# exo terra monsoon system?



## kempo08 (Sep 13, 2009)

hello does anyone use one of these?just what to know what they think of it and also can it be connected up to two exo terras for example?:2thumb:
cheers guys


----------



## fardilis (Mar 22, 2011)

kempo08 said:


> hello does anyone use one of these?just what to know what they think of it and also can it be connected up to two exo terras for example?:2thumb:
> cheers guys


I do and there a fab misting system :2thumb:.

They can do upto 8 tanks at once, they come with 2 nozzles but you can buy extra (up to 8.


----------



## kempo08 (Sep 13, 2009)

fardilis said:


> I do and there a fab misting system :2thumb:.
> 
> They can do upto 8 tanks at once, they come with 2 nozzles but you can buy extra (up to 8).


:mf_dribble: wow that is great, i will defo be buying one of these: victory:cheers bud


----------



## Tombo46 (Aug 5, 2010)

I've heard good things about this misting system. I use a mist-king system and would highly recommend it to anyone. especially if you're running a lot of vivs.


----------



## kempo08 (Sep 13, 2009)

Tombo46 said:


> I've heard good things about this misting system. I use a mist-king system and would highly recommend it to anyone. especially if you're running a lot of vivs.


 brill mate wil take a look :2thumb:


----------



## fardilis (Mar 22, 2011)

Tombo46 said:


> I've heard good things about this misting system. I use a mist-king system and would highly recommend it to anyone. especially if you're running a lot of vivs.



Indeed Mistking are good but there not available in the UK so are hard to get hold of.


----------



## Browny06 (Dec 29, 2010)

I've got a monsoon i think there brilliant quite pricey but defo worth it. You can also set a cycle on so you can choose how often you want the system to come on for and how long the for the system to mist you can also get a remote control which is the icing on the cake


----------



## MP reptiles (Dec 30, 2010)

My monsoon was terrible but i eventually found out why. I had bought the american one before they released the uk plug version. I had some sort of plug converter thingy that didnt convert the voltage or something like that. So as a result it only worked properly sometimes. But it is a lot cheaper than the pollywog system etc.


----------



## fardilis (Mar 22, 2011)

MP reptiles said:


> My monsoon was terrible but i eventually found out why. I had bought the american one before they released the uk plug version. I had some sort of plug converter thingy that didnt convert the voltage or something like that. So as a result it only worked properly sometimes. *But it is a lot cheaper than the pollywog system etc.*


eeerm, no it isn't. A pollywog 2 nozzle misting system is £85.00, whereas the RRP on a Monsoon 2 nozzle is £180.00.


----------



## MP reptiles (Dec 30, 2010)

fardilis said:


> eeerm, no it isn't. A pollywog 2 nozzle misting system is £85.00, whereas the RRP on a Monsoon 2 nozzle is £180.00.

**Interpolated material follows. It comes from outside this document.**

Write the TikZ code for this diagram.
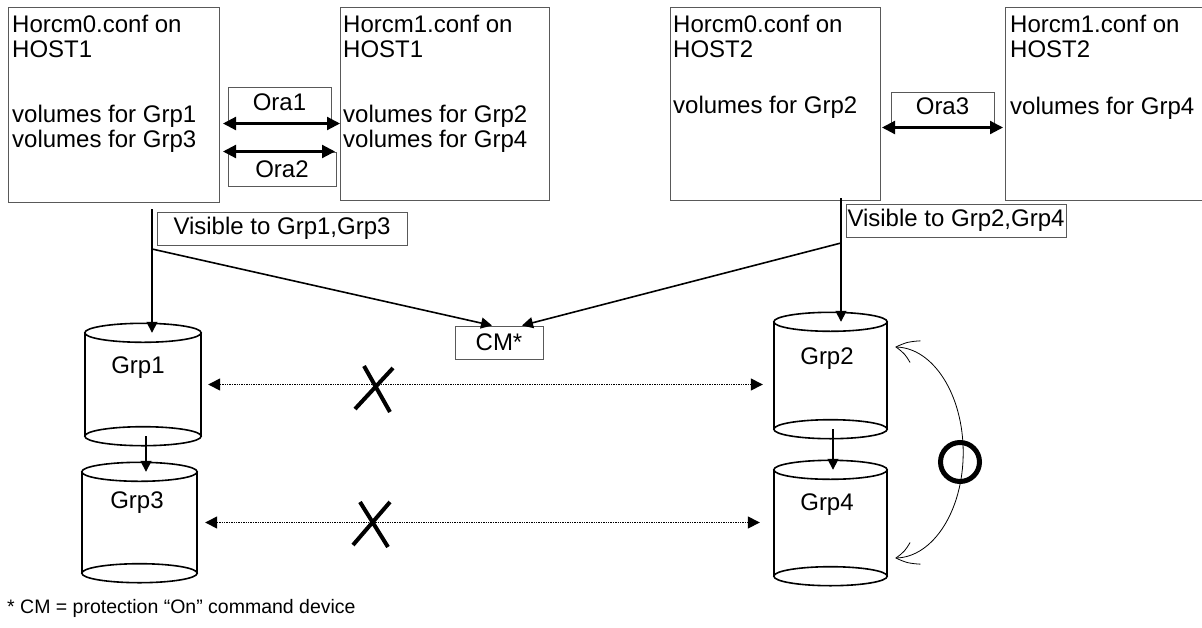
\documentclass[tikz,border=0pt]{standalone}
\usepackage{fontspec}
\setmainfont{Liberation Sans}
\usetikzlibrary{arrows.meta,calc,bending}
\newcommand\mfs{\fontsize{24pt}{25.5pt}\selectfont}
\begin{document}
\begin{tikzpicture}[x=1pt,y=-1pt,
 hostbox/.style={draw=black!65,line width=1pt,inner sep=0pt,anchor=north west,minimum width=211pt},
 hosttext/.style={anchor=north west,inner sep=0pt,align=left,font=\mfs},
 lblbox/.style={draw=black!65,line width=1pt,inner sep=0pt,font=\mfs},
 cylbody/.style={inner sep=0pt},
 cyl/.style={line width=1.6pt},
 grplbl/.style={anchor=base,font=\mfs},
 arr/.style={-{Triangle[length=11pt,width=11pt]},line width=1.6pt},
 biarr/.style={{Triangle[length=13pt,width=13pt]}-{Triangle[length=13pt,width=13pt]},line width=2.2pt},
 dotarr/.style={{Triangle[length=12pt,width=12pt]}-{Triangle[length=12pt,width=12pt]},line width=1.4pt,dash pattern=on 1.4pt off 1pt},
 cross/.style={line width=4pt},
 ring/.style={line width=5pt},
 swing/.style={{Straight Barb[bend,length=20pt,width=24pt]}-{Straight Barb[bend,length=20pt,width=24pt]},line width=0.8pt}
]
\useasboundingbox (0,0) rectangle (1202,627);

% host boxes
\node[hostbox,minimum height=195pt] (b1) at (8,7) {};
\node[hostbox,minimum height=193pt,minimum width=209pt] (b2) at (340,7) {};
\node[hostbox,minimum height=193pt,minimum width=210pt] (b3) at (670,7) {};
\node[hostbox,minimum height=193pt] (b4) at (1005,7) {};

\node[hosttext] (t1) at ($(b1.north west)+(4,7.5)$) {Horcm0.conf on\\HOST1\\[39pt]volumes for Grp1\\volumes for Grp3};
\node[hosttext] (t2) at ($(b2.north west)+(3,7.5)$) {Horcm1.conf on\\HOST1\\[39pt]volumes for Grp2\\volumes for Grp4};
\node[hosttext] (t3) at ($(b3.north west)+(3,7.5)$) {Horcm0.conf on\\HOST2\\[30pt]volumes for Grp2};
\node[hosttext] (t4) at ($(b4.north west)+(5,7.5)$) {Horcm1.conf on\\HOST2\\[31pt]volumes for Grp4};

% label boxes
\node[lblbox,minimum width=103pt,minimum height=36pt,text depth=6pt] (ora1) at (279.5,105) {Ora1};
\node[lblbox,minimum width=108pt,minimum height=34pt] (ora2) at (282,169) {Ora2};
\node[lblbox,minimum width=103pt,minimum height=35pt,text depth=6pt] (ora3) at (942.5,109.5) {Ora3};
\node[lblbox,minimum width=250pt,minimum height=33pt] (vis1) at (282,228.5) {Visible to Grp1,Grp3};
\node[lblbox,minimum width=220pt,minimum height=33pt] (vis2) at (956,220.5) {Visible to Grp2,Grp4};
\node[lblbox,minimum width=88pt,minimum height=33pt] (cm) at (499,342.5) {CM*};

% cylinders
\node[cylbody,minimum width=116pt,minimum height=103pt] (g1) at (143,384.5) {};
\node[cylbody,minimum width=113pt,minimum height=107pt] (g2) at (830.5,375.5) {};
\node[cylbody,minimum width=115pt,minimum height=101pt] (g3) at (139.5,522.5) {};
\node[cylbody,minimum width=113pt,minimum height=106pt] (g4) at (830.5,523) {};
\foreach \g in {g1,g2,g3,g4}{
  \draw[cyl] (\g.north west) -- (\g.south west) (\g.north east) -- (\g.south east);
  \draw[cyl] let \p1=(\g.east), \p2=(\g.center) in
    (\g.north) ellipse[x radius={\x1-\x2}, y radius=9.5pt]
    (\g.south) ellipse[x radius={\x1-\x2}, y radius=9.5pt];
}
\node[grplbl] (l1) at (138,373) {Grp1};
\node[grplbl] (l2) at (827,364) {Grp2};
\node[grplbl] (l3) at (137,508) {Grp3};
\node[grplbl] (l4) at (827,510) {Grp4};

% Ora arrows
\draw[biarr] ($(b1.east |- ora1.south)+(3,0)$) -- (b2.west |- ora1.south);
\draw[biarr] ($(b1.east |- ora2.north)+(3,0)$) -- ($(b2.west |- ora2.north)+(-5,0)$);
\draw[biarr] ($(b3.east |- ora3.south)+(1,0)$) -- ($(b4.west |- ora3.south)+(-2,0)$);

% visibility connectors
\coordinate (v1) at (152,209);
\coordinate (j1) at (152,249);
\coordinate (v2) at (841,198);
\coordinate (j2) at (841,243);
\draw[arr] (v1) -- (v1 |- g1.north);
\draw[arr] (j1) -- ($(cm.north)+(-7,0)$);
\draw[arr] (v2) -- (v2 |- g2.north);
\draw[arr] (j2) -- ($(cm.north)+(23,0)$);

% group arrows
\draw[arr] ($(g1.south)+(3,0)$) -- ($(g3.north)+(6.5,0)$);
\draw[arr] ($(g2.south)+(2.5,0)$) -- ($(g4.north)+(2.5,0)$);

% dotted pair links
\draw[dotarr] ($(g1.east)+(7,0)$) -- ($(g2.west |- g1.east)+(-11,0)$);
\draw[dotarr] ($(g3.east)+(8,0)$) -- ($(g4.west |- g3.east)+(-14,0)$);

% crosses
\draw[cross] (364,366) -- (390,412) (355,409) -- (393,368);
\draw[cross] (360,502) -- (388,547) (353,545) -- (390,502);

% allowed link
\draw[swing] ($(g2.east)+(8,-28.5)$) arc[start angle=-90,end angle=90,x radius=68,y radius=105.5];
\draw[ring] (960,462) circle[radius=19.5];

% footnote
\node[anchor=base west,inner sep=0pt,font=\fontsize{19.5pt}{22pt}\selectfont] (fn) at (7,613) {* CM = protection “On” command device};
\end{tikzpicture}
\end{document}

 Exo Terra - Monsoon Rain System - Surrey Pet Supplies 

and i thought it was more but i had always looked at the 6 nozzle but the monsoon is no where near £180


----------



## fardilis (Mar 22, 2011)

MP reptiles said:


> Exo Terra - Monsoon Rain System - Surrey Pet Supplies
> 
> and i thought it was more but i had always looked at the 6 nozzle but the monsoon is no where near £180


I said *RRP* is £180.00.


----------



## MP reptiles (Dec 30, 2010)

fardilis said:


> I said *RRP* is £180.00.


 but thats like me saying that this product has an rrpp of £500 but infact everywhere sells it for £250 its useless knowlege.


----------



## fardilis (Mar 22, 2011)

MP reptiles said:


> but thats like me saying that this product has an rrpp of £500 but infact everywhere sells it for £250 its useless knowlege.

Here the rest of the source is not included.